Understand that they are telling you that you fundamentally suck and pretending as if they’re helping you, all while taking your time, attention, or money. They are not simply saying, “Here’s a problem that many people face, and here’s a possible solution.” No–They are manipulating fear around your vulnerability over starting a business and learning about marketing. It’s wrong.
Stop handing anyone money, time, or attention who is telling you that you fundamentally suck and are clueless, and that they have the answer.
They are not internet revolutionaries.
They are people, just like you. They are playing the game of “Trust me!
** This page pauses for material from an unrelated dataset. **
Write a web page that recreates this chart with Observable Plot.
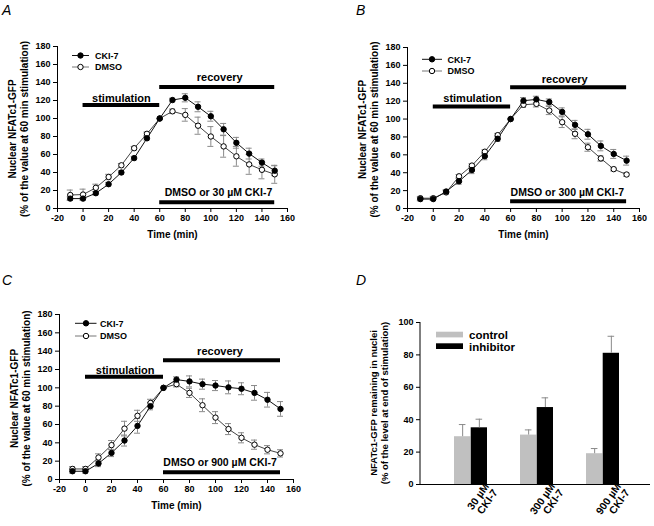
<!DOCTYPE html>
<html><head><meta charset="utf-8">
<script src="https://cdn.jsdelivr.net/npm/d3@7"></script>
<script src="https://cdn.jsdelivr.net/npm/@observablehq/plot@0.6"></script>
<style>
body{margin:0;background:#fff;}
#fig{position:relative;width:654px;height:526px;overflow:hidden;background:#fff;font-family:"Liberation Sans",Arial,sans-serif;}
.panel{position:absolute;}
.letter{position:absolute;font-style:italic;font-size:14px;line-height:14px;color:#000;}
</style></head>
<body><div id="fig"></div>
<script>
// ---------- data ----------
const times = [-10,0,10,20,30,40,50,60,70,80,90,100,110,120,130,140,150];
const xTicks = [-20,0,20,40,60,80,100,120,140,160];
const yTicks = [0,20,40,60,80,100,120,140,160,180];

const aCki     = [11,11,17,27,40,56,78,100,120.5,123,113,102.5,88,73,61,51,42];
const aCkiErr  = [2,1.5,2,2,2,2,2,0,2,4.5,5.5,5.5,6.5,6,6,4,5.5];
const aDmso    = [15,15.5,23,35,48,67,83,100,108,104,92,80,69,58,49,43,38];
const aDmsoErr = [5.5,6,4,3,2,2,2,0,2.5,7,9.5,11,12,11,11,10,10];

const bCki     = [10.5,10.5,19,30.5,43,58.5,78,100,120.5,122,119,108,93.5,83,70,61,53.5];
const bCkiErr  = [2,1.5,2,3.5,4,4,3,0,3.5,3.5,3.5,4.5,5,5.5,5.5,5,5];
const bDmso    = [11.5,11.5,18,36,48,63.5,82,100,116,117,109.5,96.5,83.5,68.5,56,44,38];
const bDmsoErr = [2,2,2,2,2,2,2,0,3,3.5,4.5,6,5.5,4.5,3,2,2];

const cCki     = [9,9,17.5,29,42.5,58.5,80,100,109,107,104,102.5,100.5,99,94.5,87,77];
const cCkiErr  = [2,2,3.5,4,6,8,4,0,3,6,5.5,5.5,7,6.5,8,8,8];
const cDmso    = [11.5,11.5,24,37.5,55.5,69.5,83.5,100,104,94.5,81,67.5,55,45.5,38,32.5,28.5];
const cDmsoErr = [2.5,2.5,4,5,8,6,4,0,3,5,7,6.5,6,5.5,5,4.5,4];

const doses = ["30 µM CKI-7","300 µM CKI-7","900 µM CKI-7"];
const doseTickLabels = ["30 µM\nCKI-7","300 µM\nCKI-7","900 µM\nCKI-7"];
const dControl     = [29.5,30.5,19];
const dControlErr  = [7.5,3.2,3.2];
const dInhibitor   = [35,47.5,81];
const dInhibitorErr= [5.3,6,10.5];
const seriesNames = ["CKI-7","DMSO"];
const barSeries = ["control","inhibitor"];
const yLabelLines = ["Nuclear NFATc1-GFP", "(% of the value at 60 min stimulation)"];
const dYLabelLines = ["NFATc1-GFP remaining in nuclei", "(% of the level at end of stimulation)"];
const phases = [{name:"stimulation", from:0, to:60}, {name:"recovery", from:60, to:150}];
const treatLabels = ["DMSO or 30 µM CKI-7","DMSO or 300 µM CKI-7","DMSO or 900 µM CKI-7"];

// ---------- layout ----------
const FONT = '"Liberation Sans", Arial, Helvetica, sans-serif';
const fig = document.getElementById("fig");
const ERR = "#8a8a8a";

function addLetter(ch, left, top) {
  const d = document.createElement("div");
  d.className = "letter"; d.textContent = ch;
  d.style.left = left + "px"; d.style.top = top + "px";
  fig.appendChild(d);
}
function addPanel(el, left, top) {
  const w = document.createElement("div");
  w.className = "panel"; w.style.left = left + "px"; w.style.top = top + "px";
  w.appendChild(el); fig.appendChild(w);
}
function yLabel(svg, lines, cx, cy, size) {
  const t = d3.select(svg).append("text")
    .attr("transform", `translate(${cx},${cy}) rotate(-90)`)
    .attr("text-anchor", "middle").attr("font-size", size).attr("font-weight", "bold")
    .attr("font-family", FONT).attr("fill", "#000");
  const lh = size * 1.12;
  lines.forEach((s, i) => {
    t.append("tspan").attr("x", 0).attr("y", (i - (lines.length - 1) / 2) * lh + size * 0.35).text(s);
  });
}

function linePanel(p) {
  const mk = (vals, errs, s) => times.map((t,i) => ({t, v: vals[i], e: errs[i], s}));
  const cki = mk(p.cki, p.ckiErr, seriesNames[0]);
  const dmso = mk(p.dmso, p.dmsoErr, seriesNames[1]);
  const errRows = cki.concat(dmso).filter(d => d.e > 0);
  const bars = phases.map((ph, i) => ({from: ph.from, to: ph.to, y: p.barY[i]}))
    .concat([{from: 60, to: 150, y: p.treatBarY}]);
  const labels = phases.map((ph, i) => ({x: p.labelPos[i][0], y: p.labelPos[i][1], text: ph.name, size: 11}))
    .concat([{x: p.labelPos[2][0], y: p.labelPos[2][1], text: p.treat, size: 10.5}]);
  const svg = Plot.plot({
    width: 327, height: p.height,
    marginLeft: p.ml, marginRight: p.mr, marginTop: p.mt, marginBottom: p.mb,
    style: {fontFamily: FONT, fontSize: "9px", fontWeight: "bold", color: "#000", background: "#fff", overflow: "visible"},
    x: {domain: [-20,160], ticks: xTicks, tickSize: 4, tickPadding: 2, tickFormat: d => String(d), label: null},
    y: {domain: [0,180], ticks: yTicks, tickSize: 4, tickPadding: 3, tickFormat: d => String(d), label: null},
    marks: [
      Plot.ruleY([0]),
      Plot.ruleX([-20]),
      Plot.ruleX(errRows, {x: "t", y1: d => d.v - d.e, y2: d => d.v + d.e, stroke: ERR}),
      Plot.ruleY(errRows, {x1: "t", x2: "t", y: d => d.v + d.e, insetLeft: -3, insetRight: -3, stroke: ERR}),
      Plot.ruleY(errRows, {x1: "t", x2: "t", y: d => d.v - d.e, insetLeft: -3, insetRight: -3, stroke: ERR}),
      Plot.line(dmso, {x: "t", y: "v", stroke: "#444", strokeWidth: 1}),
      Plot.line(cki, {x: "t", y: "v", stroke: "#111", strokeWidth: 1}),
      Plot.dot(dmso, {x: "t", y: "v", r: 2.7, fill: "#fff", stroke: "#000", strokeWidth: 1}),
      Plot.dot(cki, {x: "t", y: "v", r: 2.7, fill: "#000", stroke: "#000", strokeWidth: 1}),
      Plot.ruleY(bars, {x1: "from", x2: "to", y: "y", strokeWidth: 4, stroke: "#000"}),
      Plot.text(labels, {x: "x", y: "y", text: "text", fontSize: d => d.size}),
      Plot.text(["Time (min)"], {text: d => d, frameAnchor: "bottom", dy: 29, fontSize: 10})
    ]
  });
  yLabel(svg, yLabelLines, p.ml - 38.5, (p.mt + p.height - p.mb) / 2 + 2, 10);
  // legend
  const g = d3.select(svg).append("g").attr("font-size", 9).attr("font-weight", "bold")
    .attr("font-family", FONT).attr("text-anchor", "start");
  const L = p.legend;
  seriesNames.forEach((name, i) => {
    const y = L.y[i];
    g.append("line").attr("x1", L.x1).attr("x2", L.x2).attr("y1", y).attr("y2", y)
      .attr("stroke", i ? "#777" : "#111");
    g.append("circle").attr("cx", L.cx).attr("cy", y).attr("r", 2.7)
      .attr("fill", i ? "#fff" : "#000").attr("stroke", "#000");
    g.append("text").attr("x", L.tx).attr("y", y + 3.3).attr("text-anchor", "start").text(name);
  });
  return svg;
}

addPanel(linePanel({
  cki: aCki, ckiErr: aCkiErr, dmso: aDmso, dmsoErr: aDmsoErr,
  height: 260, ml: 57, mr: 40, mt: 46, mb: 52,
  barY: [115, 135], treatBarY: 7, treat: treatLabels[0],
  labelPos: [[30, 122], [107, 145.5], [106, 17.5]],
  legend: {x1: 72, x2: 89, cx: 80.5, tx: 95, y: [55.5, 67]}
}), 0, 0);

addPanel(linePanel({
  cki: bCki, ckiErr: bCkiErr, dmso: bDmso, dmsoErr: bDmsoErr,
  height: 260, ml: 80, mr: 15, mt: 47, mb: 52,
  barY: [114, 135.5], treatBarY: 8, treat: treatLabels[1],
  labelPos: [[30.5, 122.5], [102, 144], [104, 17.5]],
  legend: {x1: 95, x2: 115, cx: 105, tx: 120.5, y: [59.3, 71]}
}), 327, 0);

addPanel(linePanel({
  cki: cCki, ckiErr: cCkiErr, dmso: cDmso, dmsoErr: cDmsoErr,
  height: 266, ml: 59, mr: 34, mt: 54, mb: 47,
  barY: [112, 130], treatBarY: 8, treat: treatLabels[2],
  labelPos: [[30.5, 118.5], [103.5, 140], [103.5, 18]],
  legend: {x1: 75, x2: 96.5, cx: 86, tx: 100, y: [63.3, 76]}
}), 0, 260);

// ---------- panel D ----------
(function () {
  const ctrl = doses.map((g, i) => ({g, v: dControl[i], e: dControlErr[i]}));
  const inh = doses.map((g, i) => ({g, v: dInhibitor[i], e: dInhibitorErr[i]}));
  const half = 16.7;
  const tickMap = new Map(doses.map((d, i) => [d, doseTickLabels[i]]));
  const svg = Plot.plot({
    width: 327, height: 266, marginLeft: 93, marginRight: 4, marginTop: 62, marginBottom: 42,
    style: {fontFamily: FONT, fontSize: "9px", fontWeight: "bold", color: "#000", background: "#fff", overflow: "visible"},
    x: {domain: doses, paddingInner: 0.5, paddingOuter: 0.47, align: 0.53, label: null},
    y: {domain: [0,100], ticks: [0,20,40,60,80,100], label: null},
    marks: [
      Plot.barY(ctrl, {x: "g", y: "v", fill: "#c0c0c0", insetRight: half}),
      Plot.barY(inh, {x: "g", y: "v", fill: "#000", insetLeft: half}),
      Plot.ruleX(ctrl, {x: "g", y1: "v", y2: d => d.v + d.e, dx: -half / 2, stroke: ERR}),
      Plot.ruleX(inh, {x: "g", y1: "v", y2: d => d.v + d.e, dx: half / 2, stroke: ERR}),
      Plot.tickY(ctrl, {x: "g", y: d => d.v + d.e, insetLeft: 4.85, insetRight: 21.55, stroke: ERR}),
      Plot.tickY(inh, {x: "g", y: d => d.v + d.e, insetLeft: 21.55, insetRight: 4.85, stroke: ERR}),
      Plot.ruleY([0]),
      Plot.axisY({ticks: [0,20,40,60,80,100], tickSize: 4, tickPadding: 3, tickFormat: d => String(d)}),
      Plot.axisX({tickSize: 0, tickRotate: -55, tickPadding: 3, dx: 20, fontSize: 10.5, tickFormat: d => tickMap.get(d)})
    ]
  });
  const s = d3.select(svg);
  s.append("line").attr("x1", 93).attr("x2", 93).attr("y1", 62).attr("y2", 224).attr("stroke", "#000");
  yLabel(svg, dYLabelLines, 93 - 41, (62 + 224) / 2, 9.5);
  const g = s.append("g").attr("font-family", FONT).attr("font-weight", "bold")
    .attr("font-size", 11.5).attr("text-anchor", "start");
  const sw = [{y: 71.7, fill: "#c0c0c0"}, {y: 83.3, fill: "#000"}];
  barSeries.forEach((name, i) => {
    g.append("rect").attr("x", 109).attr("y", sw[i].y).attr("width", 27).attr("height", 5.7).attr("fill", sw[i].fill);
    g.append("text").attr("x", 142).attr("y", sw[i].y + 7.3).attr("text-anchor", "start").text(name);
  });
  addPanel(svg, 327, 260);
})();

addLetter("A", 2, 3);
addLetter("B", 356, 3);
addLetter("C", 2, 273);
addLetter("D", 356, 273);
</script>
</body></html>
I’m not playing a game.”
But duh–it’s a game called “Trust me as I pretend not to be playing a game.”
They are not fostering connection.They are not using the internet to disseminate information that lifts people up–they’re indirectly telling you about how you don’t fit into their clique.
You deserve better.
I have far more respect for anyone who tries and “fails” (in the numbers and money and web traffic sense) than I do for any of the people who have “made it” and who now use their energy to prop themselves up and put others down (while pretending to be trying to “help you.”).
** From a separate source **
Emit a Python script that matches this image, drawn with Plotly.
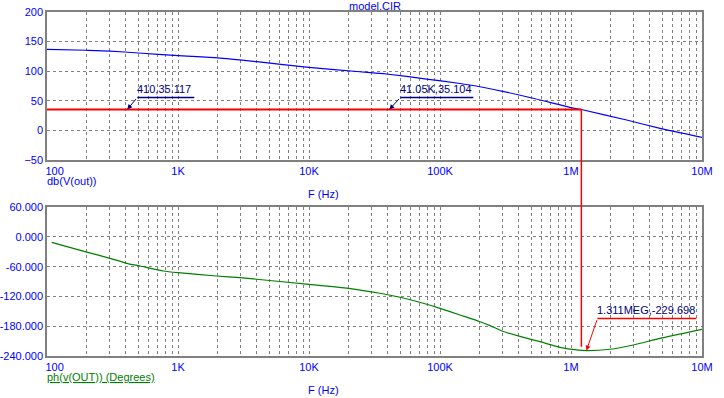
import math
import plotly.graph_objects as go

# ---------------- data ----------------
mag_freq = [100, 200, 302, 500, 1e3, 2e3, 4e3, 1e4, 2.45e4, 3.9e4, 7.9e4,
            1.42e5, 2.02e5, 4.59e5, 1.04e6, 1.2e6, 2.66e6, 4.79e6, 1e7]
mag_db = [136.6, 135.0, 133.7, 130.4, 125.8, 122.2, 115.7, 106.0, 98.8, 95.0, 86.5,
          79.0, 73.5, 56.7, 37.5, 35.1, 17.4, 3.3, -11.8]

ph_freq = [108.6, 195, 303, 405, 513, 773, 1e3, 1.97e3, 2.97e3, 1e4, 2e4, 3.48e4, 4.95e4, 7e4,
           1e5, 1.42e5, 2.02e5, 2.41e5, 3.04e5, 4.08e5, 5.8e5, 8.25e5, 1.1e6, 1.311e6, 1.99e6,
           2.99e6, 4.79e6, 1e7]
ph_deg = [-10.8, -29.7, -43.1, -53.2, -58.7, -68.8, -72.2, -78.9, -82.3, -95.7, -103.8, -113.8,
          -121.9, -132.0, -144.2, -157.7, -171.3, -179.3, -191.0, -201.0, -211.7, -223.0, -228.3,
          -229.698, -227.0, -218.4, -204.9, -186.6]

x_tickvals = [1e2, 1e3, 1e4, 1e5, 1e6, 1e7]
x_ticktext = ["\u00a0\u00a0\u00a0\u00a0\u00a0100", "1K", "10K", "100K", "1M", "10M"]
x_minor = [m * 10 ** d for d in range(2, 7) for m in range(2, 10)]

top_ticks = [-50, 0, 50, 100, 150, 200]
bot_ticks = [-240, -180, -120, -60, 0, 60]
bot_ticktext = ["-240.000", "-180.000", "-120.000", "-60.000", "0.000", "60.000"]

cursor_freq = 1.2e6
cursor_level = 35.104
cursor_phase_end = -222.0

mark_a = (410, 35.117, "410,35.117")
mark_b = (41050, 35.104, "41.05K,35.104")
mark_c = (1.311e6, -229.698, "1.311MEG,-229.698")

# ---------------- layout constants ----------------
W, H = 724, 398
xdom = [47 / W, 702 / W]
top_dom = [1 - 160 / H, 1 - 11.7 / H]
bot_dom = [1 - 355.7 / H, 1 - 207.3 / H]
top_rng = [-50, 200]
bot_rng = [-240, 60]

BLUE = "#0000ff"
NAVY = "#000080"
RED = "#ff0000"
GREEN = "#008000"
GRID = "#808080"
FONT = "Arial"
DASH = "3px,3px"


def to_paper(v, rng, dom):
    return dom[0] + (v - rng[0]) / (rng[1] - rng[0]) * (dom[1] - dom[0])


fig = go.Figure()

fig.add_trace(go.Scatter(x=mag_freq, y=mag_db, mode="lines",
                         line=dict(color=BLUE, width=1.2, shape="spline", smoothing=0.5),
                         xaxis="x", yaxis="y", hoverinfo="skip"))
fig.add_trace(go.Scatter(x=[mag_freq[0], cursor_freq], y=[cursor_level, cursor_level],
                         mode="lines", line=dict(color=RED, width=2), xaxis="x", yaxis="y",
                         hoverinfo="skip"))
fig.add_trace(go.Scatter(x=ph_freq, y=ph_deg, mode="lines",
                         line=dict(color=GREEN, width=1.2, shape="spline", smoothing=0.5),
                         xaxis="x2", yaxis="y2", hoverinfo="skip"))

xcommon = dict(type="log", range=[2, 7], tickmode="array", tickvals=x_tickvals,
               ticktext=x_ticktext, showgrid=True, gridcolor=GRID, griddash=DASH,
               gridwidth=1, showline=True, linecolor=GRID, linewidth=1.5, mirror=True,
               ticks="", zeroline=False, automargin=False,
               tickfont=dict(family=FONT, size=11, color=BLUE),
               minor=dict(tickmode="array", tickvals=x_minor, showgrid=True,
                          gridcolor=GRID, griddash=DASH, gridwidth=1, ticks=""))

ycommon = dict(showgrid=True, gridcolor=GRID, griddash=DASH, gridwidth=1,
               showline=True, linecolor=GRID, linewidth=1.5, mirror=True, ticks="",
               zeroline=False, automargin=False,
               tickfont=dict(family=FONT, size=11, color=BLUE))

fig.update_layout(
    width=W, height=H, autosize=False,
    margin=dict(l=0, r=0, t=0, b=0),
    paper_bgcolor="white", plot_bgcolor="white",
    showlegend=False,
    xaxis=dict(domain=xdom, anchor="y", **xcommon),
    xaxis2=dict(domain=xdom, anchor="y2", **xcommon),
    yaxis=dict(domain=top_dom, anchor="x", range=top_rng, tickmode="array",
               tickvals=top_ticks, **ycommon),
    yaxis2=dict(domain=bot_dom, anchor="x2", range=bot_rng, tickmode="array",
                tickvals=bot_ticks, ticktext=bot_ticktext, **ycommon),
)

# cursor vertical line through both plots
fig.add_shape(type="line", xref="x", yref="paper", x0=cursor_freq, x1=cursor_freq,
              y0=to_paper(cursor_level, top_rng, top_dom),
              y1=to_paper(cursor_phase_end, bot_rng, bot_dom),
              line=dict(color=RED, width=1.5))

# text labels
def ptext(x, y, text, color=BLUE, xanchor="left", size=11):
    fig.add_annotation(x=x / W, y=1 - y / H, xref="paper", yref="paper", text=text,
                       showarrow=False, xanchor=xanchor, yanchor="middle",
                       font=dict(family=FONT, size=size, color=color))

ptext(375, 6, "model.CIR", xanchor="center")
ptext(45, 181, "db(V(out))")
ptext(306, 194, "F (Hz)")
ptext(45, 377, "<span style='text-decoration:underline'>ph(v(OUT)) (Degrees)</span>", color=GREEN)
ptext(306, 390, "F (Hz)")


def marker(mark, xa, ya, ax, ay, ulen, color, textcolor):
    f, v, label = mark
    # arrow
    fig.add_annotation(x=math.log10(f), y=v, xref=xa, yref=ya, ax=ax, ay=ay, text="",
                       showarrow=True, arrowhead=2, arrowsize=1, arrowwidth=1,
                       arrowcolor=color, standoff=0)
    # underline
    fig.add_shape(type="line", xref=xa, yref=ya, xsizemode="pixel", ysizemode="pixel",
                  xanchor=f, yanchor=v, x0=ax, x1=ax + ulen, y0=-ay, y1=-ay,
                  line=dict(color=color, width=1.5))
    # label
    fig.add_annotation(x=math.log10(f), y=v, xref=xa, yref=ya, text=label, showarrow=False,
                       xanchor="left", yanchor="bottom", xshift=ax - 2, yshift=-ay + 1,
                       font=dict(family=FONT, size=11, color=textcolor))


marker(mark_a, "x", "y", 10, -12, 57, NAVY, NAVY)
marker(mark_b, "x", "y", 11, -12, 73, NAVY, NAVY)
marker(mark_c, "x2", "y2", 11, -32, 99, RED, NAVY)

fig.write_html("out.html", config={"displayModeBar": False},
               post_script="document.body.style.margin='0px';document.body.style.overflow='hidden';")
After you’ve unsubscribed from lists and stopped reading the “I’m just telling you that you suck for your own good” blogs–get back to it.
Launch your blog.
Start your e-course.
Write your e-book.
You’re not going to somehow avoid failure because they have manipulated you into thinking that paying them money equals “avoid failure.” Just get out there. Learn, make mistakes. Get back in there. Consider your flops the “first pancake,” and then get back to it–you can do this! Notice what needs work. Try again. A keen eye for noticing and being present to what your business needs, combined with perseverance and persistence, will actually take you quite far.
Someday, when you are finding yourself getting more traffic, pay it forward–be a stand for encouraging people to try, to put themselves out there. Write blog posts on “X ways that it’s great that you have the courage to try” and “10 things you can learn from failing” and “How to support one another rather than tear one another down.”
And finally? Keep your sense of humor, and just stay present to your stuff. The snarcky pro-blogger behaviors are just a distraction–one that you can choose not to allow into your life.